Though it comes in the thick of tax-filing season, managers across the tax agency have been alerted to cuts targeting newer hires. That means people who have been in their jobs for less than one year or, in some cases, two years, depending on their position.
The reductions are expected to disproportionately hit those working in enforcement, partly because they represent a large share of those recently brought on board, which could hurt tax collections. The agency is also wary of reducing taxpayer-service personnel as millions of Americans started filing their taxes last month, and will continue to do so through April 15.
It’s unclear whether there will be additional waves of layoffs, a person familiar with the agency’s plans said.
In a video message to employees at the agency’s Kansas City facility, a union official said an indeterminate number of people there will be let go.
“We received notification today that employees in SB/SE who are on probation are scheduled for termination,” said Shannon Ellis, referring to the agency’s Small Business/Self Employed Division.

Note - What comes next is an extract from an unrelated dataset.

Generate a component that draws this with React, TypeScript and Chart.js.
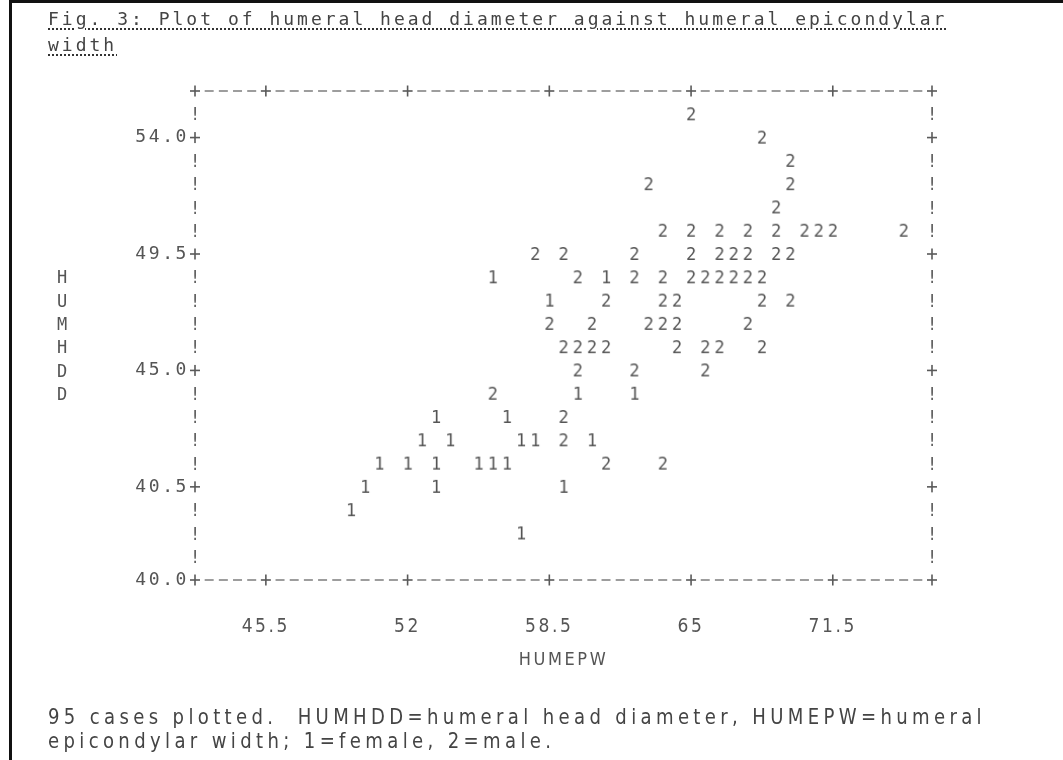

In another video message, Ellis said: “Our probationary employees will be removed as of tomorrow — we don’t know what time, we don’t know how it's going to happen, we don’t even know if it includes all of our probationary employees.
“We don’t know for sure if it is going to impact other than probationary employees,” said Ellis, president of the National Treasury Employees Union, Chapter 66.
A Treasury Department spokesperson did not respond to a request for comment.
The layoffs are part of a broader Trump administration initiative to shrink the overall federal workforce by shedding newer hires across agencies, who enjoy fewer workplace protections than more-senior workers.
The IRS is especially vulnerable to the cuts — driven by the so-called Department of Government Efficiency — because it has been on a hiring binge in recent years as part of a sweeping effort to improve services at the agency.
After receiving $80 billion in special one-time funding from Congress in 2022, the agency initially focused on beefing up its customer-service functions before more recently shifting to emphasize improving enforcement. Between 2021 and 2024, the workforce increased by one quarter, to more than 100,000.
Getting rid of newer employees could hit the agency especially hard because it has long been plagued by high attrition rates and has a disproportionately older workforce. Nearly two-thirds of IRS employees are eligible to retire in the next six years.
Former IRS Commissioner Chuck Rettig — who ran the agency during President Donald Trump’s first term — criticized the planned layoffs.
“An underfunded IRS significantly benefits unidentified, noncompliant taxpayers at the direct expense of compliant taxpayers,” he said, writing on LinkedIn.